### STATED GOAL:
Print exactly the lines from the one containing "Give me the SVG source for this diagram." through the last line of the records below, both included, and nothing else; omit any pictures.

### ENTRIES SUPPLIED:

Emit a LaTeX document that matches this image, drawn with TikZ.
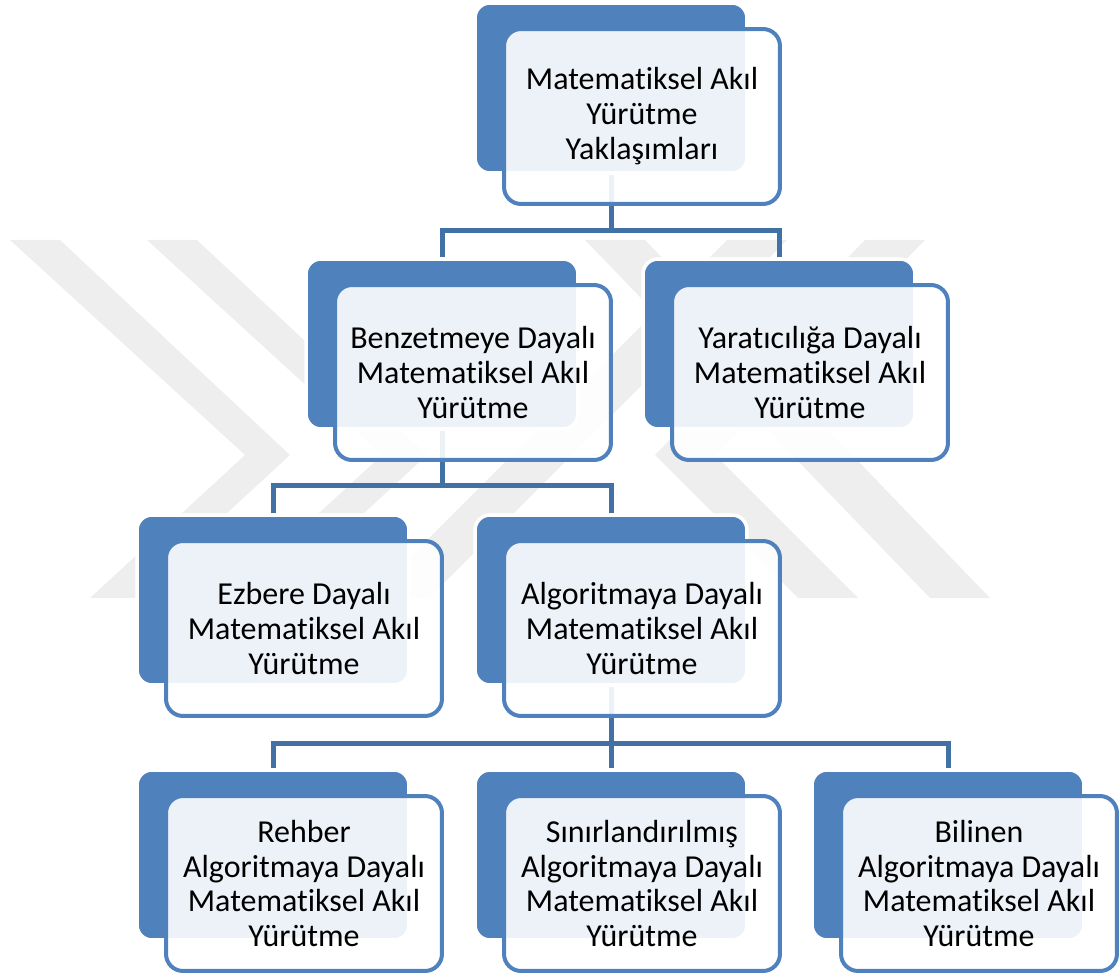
\documentclass[tikz,border=0pt]{standalone}
\usepackage{fontspec}
\setmainfont{Carlito}[Ligatures=NoCommon]
\usetikzlibrary{positioning,calc}
\definecolor{smblue}{RGB}{79,129,189}
\definecolor{smline}{RGB}{66,113,165}
\definecolor{wmgray}{RGB}{238,238,238}

\begin{document}
\begin{tikzpicture}[x=0.02cm, y=-0.02cm,
  backbox/.style={draw=white, line width=2pt, fill=smblue, rounded corners=0.3cm,
    minimum width=5.44cm, minimum height=3.4cm, inner sep=0pt},
  frontbox/.style={draw=smblue, line width=0.08cm, fill=white, fill opacity=0.9, text opacity=1,
    rounded corners=0.34cm, minimum width=5.52cm, minimum height=3.5cm, inner sep=0pt,
    align=center, font=\fontsize{18.2pt}{19.9pt}\selectfont},
  conn/.style={draw=smline, line width=0.1cm}]
  \useasboundingbox (0,0) rectangle (1119,976);

  % watermark
  \fill[wmgray] (10,240) -- (60,240) -- (290,455) -- (135,598) -- (90,598) -- (245,455) -- cycle;
  \fill[wmgray] (147,240) -- (197,240) -- (427,455) -- (272,598) -- (227,598) -- (382,455) -- cycle;
  \fill[wmgray] (727,240) -- (787,240) -- (429,598) -- (369,598) -- cycle;
  \fill[wmgray] (865,240) -- (925,240) -- (715,455) -- (858,598) -- (798,598) -- (655,455) -- cycle;
  \fill[wmgray] (585,240) -- (645,240) -- (990,598) -- (930,598) -- cycle;

  % back boxes
  \node[backbox] (rootb) at (611,88) {};
  \node[backbox] (benzb) at (442,344) {};
  \node[backbox] (yarab) at (779,344) {};
  \node[backbox] (ezbb) at (273,600) {};
  \node[backbox] (algb) at (611,600) {};
  \node[backbox] (rehb) at (273,855) {};
  \node[backbox] (sinb) at (611,855) {};
  \node[backbox] (bilb) at (948,855) {};

  % connectors
  \draw[conn] (rootb.south) -- ++(0,56) -| (benzb.north);
  \draw[conn] (rootb.south) -- ++(0,56) -| (yarab.north);
  \draw[conn] (benzb.south) -- ++(0,55) -| (ezbb.north);
  \draw[conn] (benzb.south) -- ++(0,55) -| (algb.north);
  \draw[conn] (algb.south) -- ++(0,57) -| (rehb.north);
  \draw[conn] (algb.south) -- ++(0,57) -| (sinb.north);
  \draw[conn] (algb.south) -- ++(0,57) -| (bilb.north);

  % front boxes
  \node[frontbox] (root) at (642,116.5) {Matematiksel Akıl\\Yürütme\\Yaklaşımları};
  \node[frontbox] (benz) at (473,372.5) {Benzetmeye Dayalı\\Matematiksel Akıl\\Yürütme};
  \node[frontbox] (yara) at (810,372.5) {Yaratıcılığa Dayalı\\Matematiksel Akıl\\Yürütme};
  \node[frontbox] (ezb) at (304,628.5) {Ezbere Dayalı\\Matematiksel Akıl\\Yürütme};
  \node[frontbox] (alg) at (642,628.5) {Algoritmaya Dayalı\\Matematiksel Akıl\\Yürütme};
  \node[frontbox] (reh) at (304,883.5) {Rehber\\Algoritmaya Dayalı\\Matematiksel Akıl\\Yürütme};
  \node[frontbox] (sin) at (642,883.5) {Sınırlandırılmış\\Algoritmaya Dayalı\\Matematiksel Akıl\\Yürütme};
  \node[frontbox] (bil) at (979,883.5) {Bilinen\\Algoritmaya Dayalı\\Matematiksel Akıl\\Yürütme};
\end{tikzpicture}
\end{document}
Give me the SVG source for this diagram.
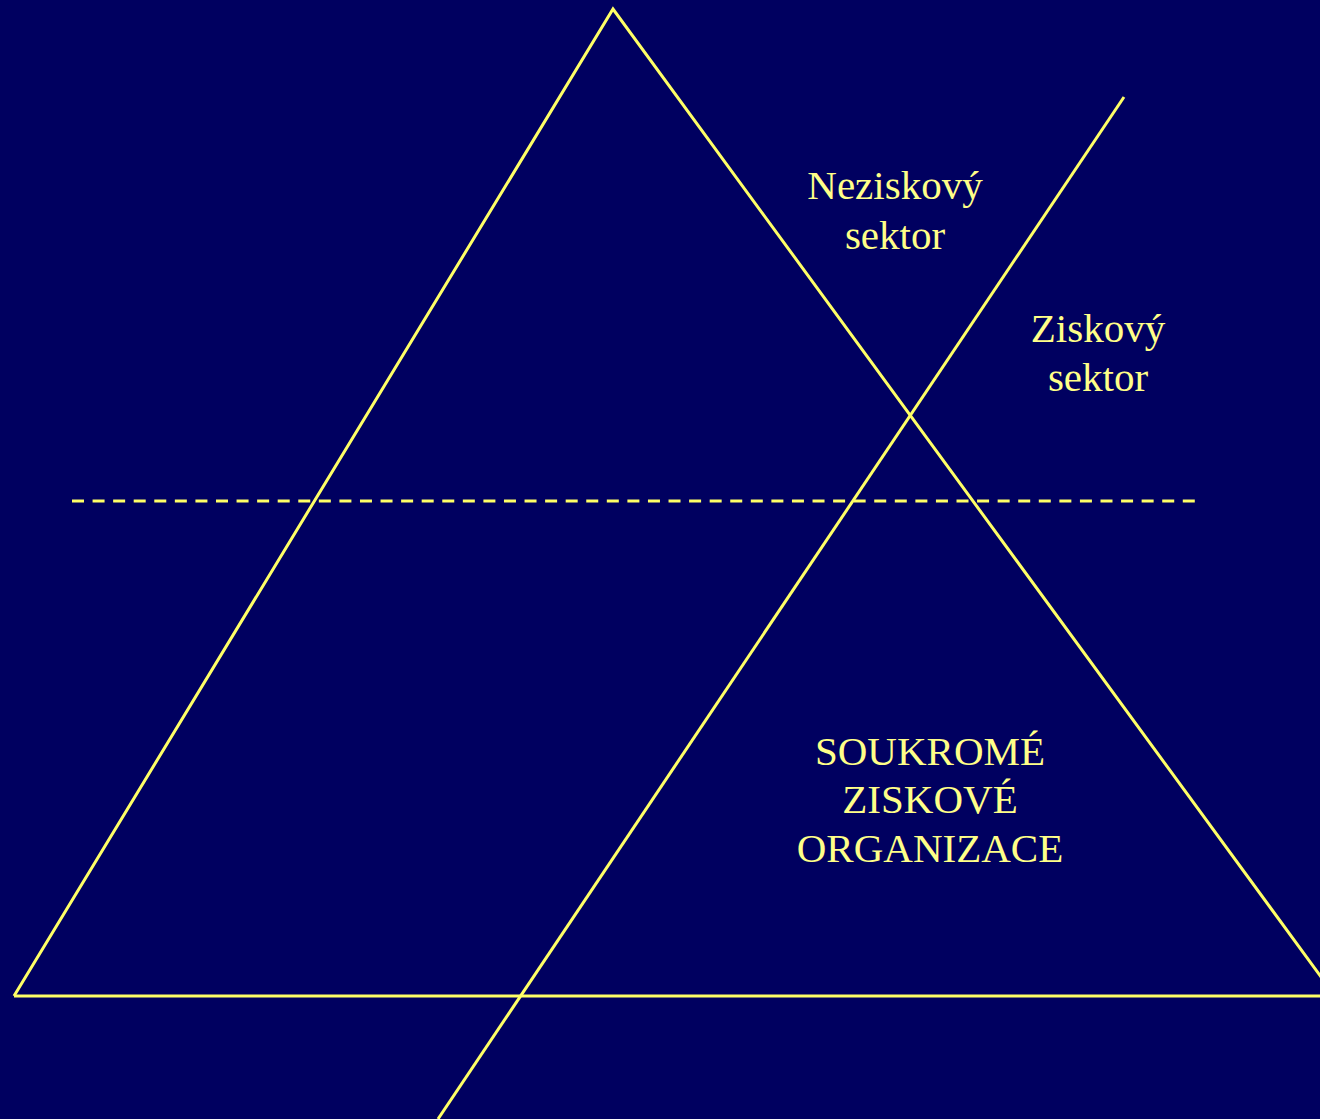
<svg xmlns="http://www.w3.org/2000/svg" width="1320" height="1119" viewBox="0 0 1320 1119">
<style>
.ln{stroke:#FFFF66;stroke-width:3;fill:none}
.t{font-family:"Liberation Serif","Times New Roman",serif;font-size:41px;fill:#FFFF88;text-anchor:middle}
</style>
<rect width="1320" height="1119" fill="#000060"/>
<g id="connectors">
<polyline class="ln" points="14,996 613,9 1335,996"/>
<line class="ln" x1="14" y1="996" x2="1320" y2="996" stroke-width="4"/>
<line class="ln" x1="1124" y1="97" x2="438" y2="1119"/>
<line class="ln" x1="72" y1="501" x2="1196" y2="501" stroke-dasharray="12 8.57"/>
</g>
<g id="neziskovy"><text class="t" x="895" y="199">Neziskový</text><text class="t" x="895" y="249">sektor</text></g>
<g id="ziskovy"><text class="t" x="1098" y="342">Ziskový</text><text class="t" x="1098" y="391">sektor</text></g>
<g id="soukrome"><text class="t" x="930" y="765">SOUKROMÉ</text><text class="t" x="930" y="813">ZISKOVÉ</text><text class="t" x="930" y="862">ORGANIZACE</text></g>
</svg>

### WRITTEN ANSWER:
Give me the SVG source for this diagram.
<svg xmlns="http://www.w3.org/2000/svg" width="1320" height="1119" viewBox="0 0 1320 1119">
<style>
.ln{stroke:#FFFF66;stroke-width:3;fill:none}
.t{font-family:"Liberation Serif","Times New Roman",serif;font-size:41px;fill:#FFFF88;text-anchor:middle}
</style>
<rect width="1320" height="1119" fill="#000060"/>
<g id="connectors">
<polyline class="ln" points="14,996 613,9 1335,996"/>
<line class="ln" x1="14" y1="996" x2="1320" y2="996" stroke-width="4"/>
<line class="ln" x1="1124" y1="97" x2="438" y2="1119"/>
<line class="ln" x1="72" y1="501" x2="1196" y2="501" stroke-dasharray="12 8.57"/>
</g>
<g id="neziskovy"><text class="t" x="895" y="199">Neziskový</text><text class="t" x="895" y="249">sektor</text></g>
<g id="ziskovy"><text class="t" x="1098" y="342">Ziskový</text><text class="t" x="1098" y="391">sektor</text></g>
<g id="soukrome"><text class="t" x="930" y="765">SOUKROMÉ</text><text class="t" x="930" y="813">ZISKOVÉ</text><text class="t" x="930" y="862">ORGANIZACE</text></g>
</svg>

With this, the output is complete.